MCGI：面向十亿级磁盘驻留向量搜索的流形一致性图索引 (MCGI: Manifold-Consistent Graph Indexing for Billion-Scale Disk-Resident Vector Search)

Graph-based Approximate Nearest Neighbor (ANN) search often suffers from performance degradation in high-dimensional spaces due to the ``Euclidean-Geodesic mismatch,'' where greedy routing diverges from the underlying data manifold.
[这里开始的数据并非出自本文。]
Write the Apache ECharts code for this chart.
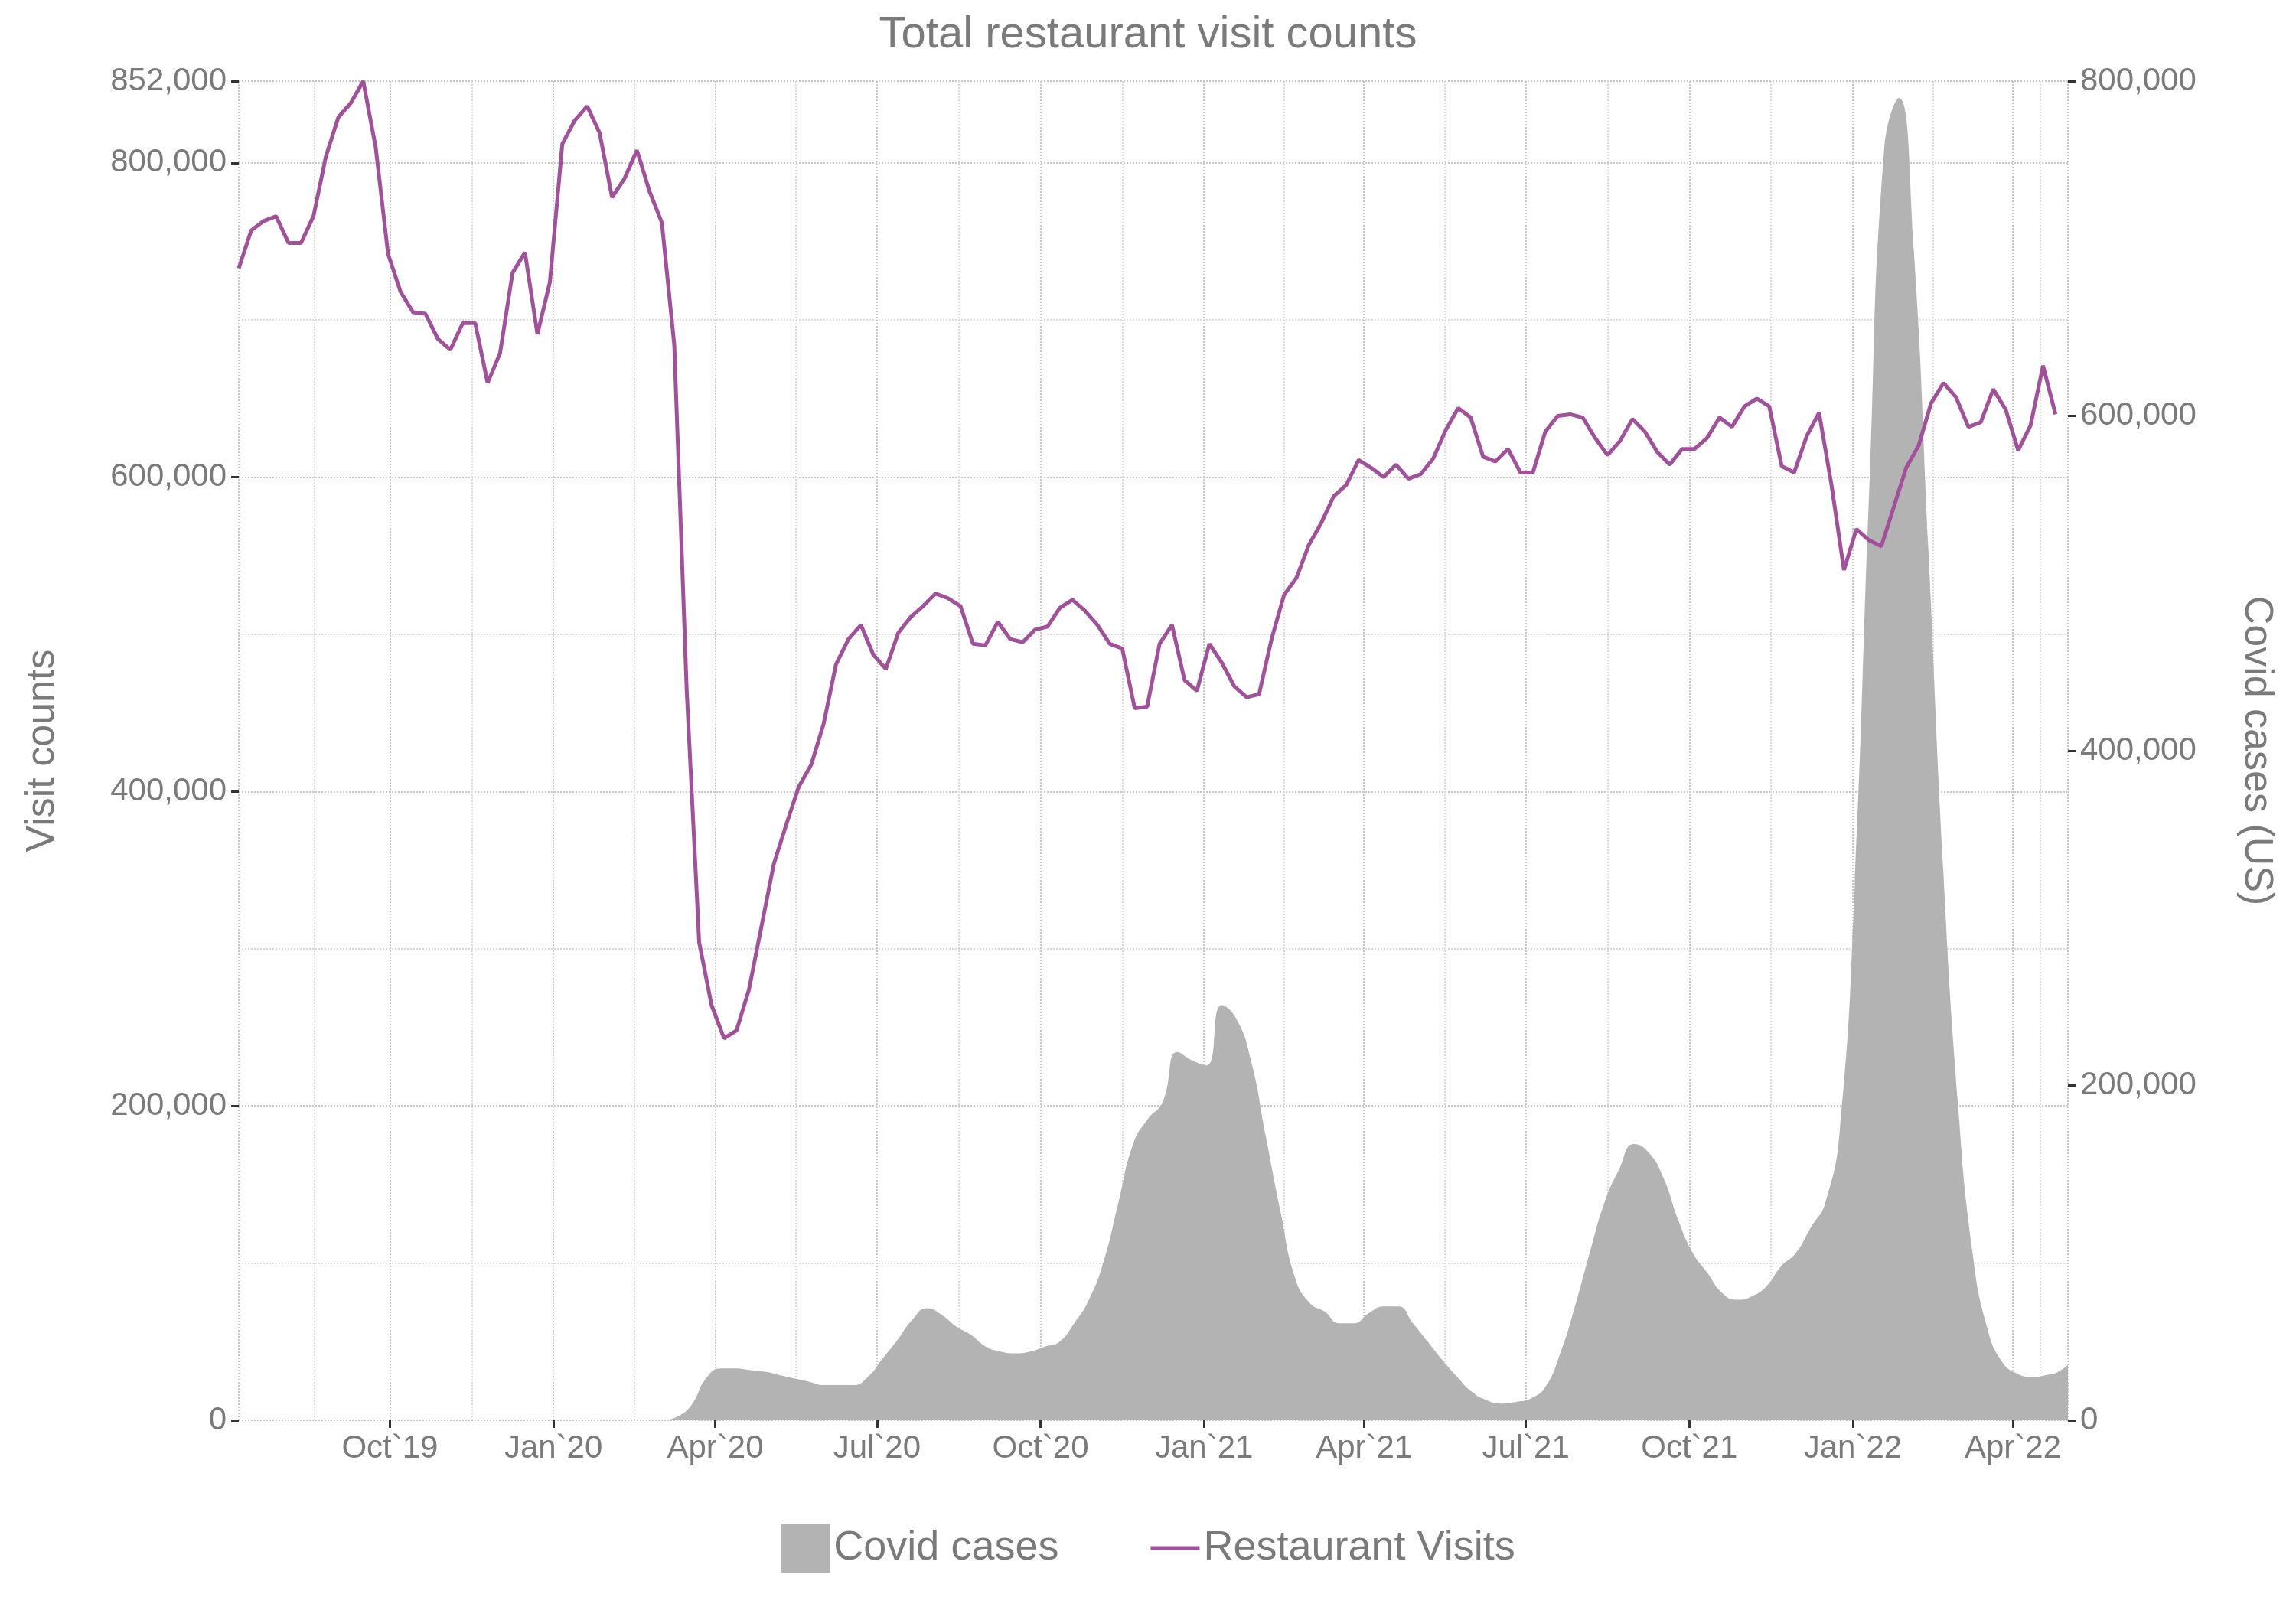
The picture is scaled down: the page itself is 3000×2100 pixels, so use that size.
<!DOCTYPE html>
<html>
<head>
<meta charset="utf-8">
<script src="https://cdn.jsdelivr.net/npm/echarts@6/dist/echarts.min.js"></script>
<style>html,body{margin:0;padding:0;background:#fff}#chart{width:3000px;height:2100px}</style>
</head>
<body>
<div id="chart"></div>
<script>
// weekly restaurant visits, starting 2019-07-08
var visitStart = '2019-07-08';
var visits = [733000,757000,763000,766000,749000,749000,766000,804000,829000,838000,852000,810000,742000,718000,705000,704000,688000,681000,698000,698000,660000,679000,730000,743000,691000,724000,812000,827000,836000,819000,778000,790000,808000,782000,762000,684000,464000,304000,264000,243000,248000,274000,314000,354000,379000,403000,417000,443000,481000,497000,506000,487000,478000,501000,511000,518000,526000,523000,518000,494000,493000,508000,497000,495000,503000,505000,517000,522000,515000,506000,494000,491000,453000,454000,494000,506000,471000,464000,494000,482000,467000,460000,462000,497000,525000,536000,557000,571000,588000,595000,611000,606000,600000,608000,599000,602000,612000,630000,644000,638000,613000,610000,618000,603000,603000,629000,639000,640000,638000,625000,614000,623000,637000,629000,616000,608000,618000,618000,625000,638000,632000,645000,650000,645000,607000,603000,626000,641000,595000,541000,567000,560000,556000,581000,606000,620000,647000,660000,651000,632000,635000,656000,643000,617000,633000,671000,640000];
// covid cases (US), sampled every ~8.3 days starting 2020-03-02
var covidStart = '2020-03-02';
var covidStepDays = 8.285;
var covid = [0,2000,9000,25000,31000,31000,30000,29000,27000,25000,23000,21000,21000,21000,26000,37000,48000,60000,67000,63000,56000,51000,44000,41000,40000,41000,44000,47000,58000,72000,95000,130000,165000,180000,190000,220000,215000,212000,248000,240000,215000,170000,125000,85000,70000,65000,58000,58000,64000,68000,68000,58000,47000,36000,26000,17000,12000,10000,11000,13000,20000,40000,68000,100000,130000,150000,165000,160000,145000,120000,100000,88000,76000,72000,74000,80000,92000,100000,115000,130000,175000,320000,560000,760000,790000,700000,520000,330000,190000,100000,55000,35000,28000,26000,27000,30000,38000,48000,55000];
var monthNames = ['Jan','Feb','Mar','Apr','May','Jun','Jul','Aug','Sep','Oct','Nov','Dec'];

var DAY = 86400000;
var visitData = visits.map(function(v, i){ return [new Date(visitStart).getTime() + i*7*DAY, v]; });
var covidData = covid.map(function(v, i){ return [new Date(covidStart).getTime() + Math.round(i*covidStepDays*DAY), v]; });

var grey = '#7a7a7a';
var chart = echarts.init(document.getElementById('chart'));
chart.setOption({
  animation: false,
  title: {text: 'Total restaurant visit counts', left: 'center', top: 12,
    textStyle: {color: grey, fontSize: 58, fontWeight: 'normal', fontFamily: 'Liberation Sans'}},
  grid: {left: 312, right: 298, top: 106, bottom: 244},
  legend: {
    bottom: 40, left: 'center', itemGap: 120, itemWidth: 64, itemHeight: 64,
    textStyle: {color: grey, fontSize: 54, fontFamily: 'Liberation Sans'},
    data: [
      {name: 'Covid cases', icon: 'rect'},
      {name: 'Restaurant Visits', icon: 'path://M0,30 L64,30 L64,35 L0,35 Z'}
    ]
  },
  xAxis: {
    type: 'time',
    min: new Date('2019-07-08').getTime(),
    max: new Date('2022-05-02').getTime(),
    minInterval: 89*DAY, maxInterval: 92*DAY,
    axisLine: {show: false},
    axisTick: {show: true, length: 10, lineStyle: {color: '#333', width: 3}},
    axisLabel: {color: grey, fontSize: 42, fontFamily: 'Liberation Sans', margin: 16,
      formatter: function(v){ var d = new Date(v); return monthNames[d.getMonth()] + '`' + String(d.getFullYear()).slice(2); }},
    splitLine: {show: true, lineStyle: {color: '#c8c8c8', type: 'dotted', width: 2}},
    minorTick: {show: false, splitNumber: 2},
    minorSplitLine: {show: true, lineStyle: {color: '#dcdcdc', type: 'dotted', width: 2}}
  },
  yAxis: [{
    type: 'value', min: 0, max: 852000, interval: 200000,
    name: 'Visit counts', nameLocation: 'middle', nameGap: 230,
    nameTextStyle: {color: grey, fontSize: 52, fontFamily: 'Liberation Sans'},
    axisLine: {show: false},
    axisTick: {show: true, length: 10, lineStyle: {color: '#333', width: 3}},
    axisLabel: {color: grey, fontSize: 42, fontFamily: 'Liberation Sans', margin: 16,
      formatter: function(v){ return v.toLocaleString('en-US'); }},
    splitLine: {lineStyle: {color: '#c8c8c8', type: 'dotted', width: 2}},
    minorTick: {show: false, splitNumber: 2},
    minorSplitLine: {show: true, lineStyle: {color: '#dcdcdc', type: 'dotted', width: 2}}
  }, {
    type: 'value', min: 0, max: 800000, interval: 200000,
    name: 'Covid cases (US)', nameLocation: 'middle', nameGap: 220, nameRotate: -90,
    nameTextStyle: {color: grey, fontSize: 52, fontFamily: 'Liberation Sans'},
    axisLine: {show: false},
    axisTick: {show: true, length: 10, lineStyle: {color: '#333', width: 3}},
    axisLabel: {color: grey, fontSize: 42, fontFamily: 'Liberation Sans', margin: 16,
      formatter: function(v){ return v.toLocaleString('en-US'); }},
    splitLine: {show: false}
  }],
  series: [{
    name: 'Covid cases', type: 'line', yAxisIndex: 1, data: covidData,
    smooth: true, symbol: 'none', lineStyle: {width: 0}, color: '#b3b3b3',
    areaStyle: {color: '#b3b3b3', opacity: 1}
  }, {
    name: 'Restaurant Visits', type: 'line', yAxisIndex: 0, data: visitData,
    symbol: 'none', color: '#a0519a', lineStyle: {color: '#a0519a', width: 5}
  }]
});
</script>
</body>
</html>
To address this, we propose Manifold-Consistent Graph Indexing (MCGI), a geometry-aware and disk-resident indexing method that leverages Local Intrinsic Dimensionality (LID) to dynamically adapt search strategies to the data's intrinsic geometry. Unlike standard algorithms that treat dimensions uniformly, MCGI modulates its beam search budget based on in situ geometric analysis, eliminating dependency on static hyperparameters. Theoretical analysis confirms that MCGI enables improved approximation guarantees by preserving manifold-consistent topological connectivity. Empirically, MCGI achieves 5.8$\times$ higher throughput at 95\% recall on high-dimensional GIST1M compared to state-of-the-art DiskANN. On the billion-scale SIFT1B dataset, MCGI further validates its scalability by reducing high-recall query latency by 3$\times$, while maintaining performance parity on standard lower-dimensional datasets.

翻译：基于图的近似最近邻搜索在高维空间中常因"欧几里得-测地线失配"问题导致性能下降，即贪婪路由与底层数据流形发生偏离。为此，我们提出流形一致性图索引（MCGI），这是一种几何感知的磁盘驻留索引方法，利用局部本征维度动态调整搜索策略以适应数据的内在几何结构。与对维度进行均匀处理的标准算法不同，MCGI基于原位几何分析动态调节波束搜索资源，消除了对静态超参数的依赖。理论分析证实，MCGI通过保持流形一致的拓扑连接性，实现了更优的近似保证。实验表明，在高维GIST1M数据集上，MCGI在95%召回率下比当前最优的DiskANN实现了5.8倍的吞吐量提升。在十亿级SIFT1B数据集上，MCGI将高召回查询延迟降低3倍，进一步验证了其可扩展性，同时在标准低维数据集上保持性能相当。